A simple flow using a process action to run an AutoML model prediction
Add a schedule to the process flow to have this process flow periodically run the AutoML model. Set the schedule to default if activation by an IAM administrator is not required.
Once an AutoML configuration is in use by a process action, the status will change from Ready for use to Active.
Step 2: Create process flow variables for the predictors, the target and the status code. Also create one or more process flow variables to store the ID of the queued item to predict.
Map the variables for the predictors, target and status codes to the process action.
Step 3: Create the process logic. Mark the process action to use process logic and create a template.
The template should consist of two parts. The first part is to process the results of the previous execution. The second part is used to load a new item to predict from the queue.

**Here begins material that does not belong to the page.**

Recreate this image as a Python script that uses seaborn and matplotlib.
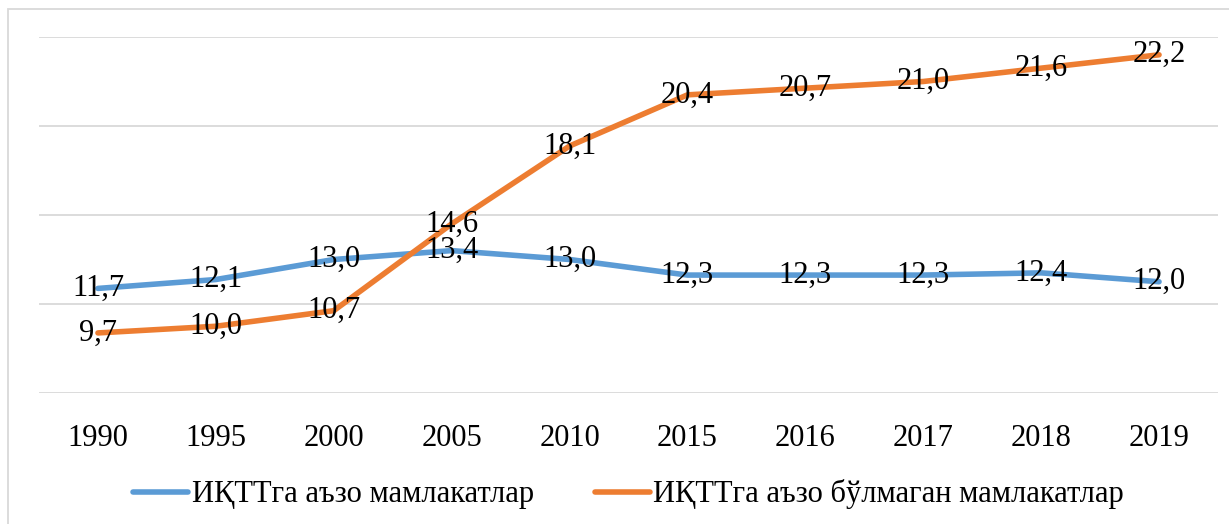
import numpy as np
import pandas as pd
import seaborn as sns
import matplotlib.pyplot as plt
from matplotlib.patches import Rectangle

# ============================================================
# Data
# ============================================================

years = ["1990", "1995", "2000", "2005", "2010", "2015", "2016", "2017", "2018", "2019"]

members = [11.7, 12.1, 13.0, 13.4, 13.0, 12.3, 12.3, 12.3, 12.4, 12.0]
non_members = [9.7, 10.0, 10.7, 14.6, 18.1, 20.4, 20.7, 21.0, 21.6, 22.2]

series_names = ["ИҚТТга аъзо мамлакатлар", "ИҚТТга аъзо бўлмаган мамлакатлар"]
colors = ["#5B9BD5", "#ED7D31"]

df = pd.DataFrame({
    "year": years * 2,
    "value": members + non_members,
    "series": [series_names[0]] * len(years) + [series_names[1]] * len(years),
})

# ============================================================
# Plot
# ============================================================

sns.set_theme(style="white")
plt.rcParams["font.family"] = ["Liberation Serif", "DejaVu Serif"]
plt.rcParams["text.color"] = "black"
plt.rcParams["xtick.color"] = "black"

fig = plt.figure(figsize=(12.29, 5.24), dpi=100)
ax = fig.add_axes([39 / 1229, 1 - 393 / 524, (1218 - 39) / 1229, (393 - 37) / 524])

sns.lineplot(
    data=df,
    x="year",
    y="value",
    hue="series",
    palette=colors,
    linewidth=4,
    sort=False,
    ax=ax,
)

# data labels centred on points
for vals in [members, non_members]:
    for i, v in enumerate(vals):
        ax.text(i, v, f"{v:.1f}".replace(".", ","), ha="center", va="center",
                fontsize=22, color="black")

ax.set_xlim(-0.5, len(years) - 0.5)
ax.set_ylim(7, 23)
ax.set_yticks([7, 11, 15, 19, 23])
ax.yaxis.grid(True, color="#d9d9d9", linewidth=1.3)
ax.set_yticklabels([])
ax.tick_params(axis="y", length=0)
ax.tick_params(axis="x", length=0, labelsize=22, pad=22, labelcolor="black")
ax.set_xlabel("")
ax.set_ylabel("")
for s in ax.spines.values():
    s.set_visible(False)

handles, labels = ax.get_legend_handles_labels()
ax.legend(
    handles, labels,
    loc="center",
    bbox_to_anchor=(0.5, -0.285),
    ncol=2,
    frameon=False,
    fontsize=22,
    handlelength=1.8,
    handletextpad=0.1,
    columnspacing=2.0,
    labelcolor="black",
)

# chart area border
fig.patches.append(Rectangle((8 / 1229, -0.1), 1.2, 1 - 9 / 524 + 0.1,
                             transform=fig.transFigure, fill=False,
                             edgecolor="#d9d9d9", linewidth=1.3))

fig.savefig("out.png", dpi=100)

The first part should contain the following statements:
- When the status code is
-2, the AutoML service is not running. Inform the user accordingly.
- Save the result of the last item
The second part should contain the following statements:
- Load the id and the predictors for the next item from the queue
- Decide whether the process flow should continue
The template will look something like this:
-- Check the result of the last execution. if @status_code = -2 begin -- The AutoML service is not running. Clear the queue and inform the user. update prediction_queue set sale_price = -1, failed = 1 where sale_price is null; end else if @status_code = 0 begin -- Store the result of the previous prediction update prediction_queue set sale_price = coalesce(@sale_price, -1) where id = @id; end; -- Load primary key and the predictors for the next item to predict from the queue select top 1 @id = p.id, @above_grade_living_area = h.above_grade_living_area, @alley = h.alley, @basement_condition = h.basement_condition, @basement_exposure = h.basement_exposure, @basement_quality = h.basement_quality, ... from prediction_queue p join house h on h.id = p.id and p.sale_price is null; -- Start prediction if a new item was loaded from the queue. Stop the process flow if not. if @@ROWCOUNT = 0 begin set @automl_run_model_house_training_data_stop = 10; set @automl_run_model_house_training_data_automl_run_model_house_training_data = null; end else begin set @automl_run_model_house_training_data_stop = null; set @automl_run_model_house_training_data_automl_run_model_house_training_data = 10; end;
In this example, the AutoML process action is executed with empty predictors on the first run. The returned status code will be
-3. This can be ignored.
Step 4: Synchronize the model to IAM to activate the scheduled process flow.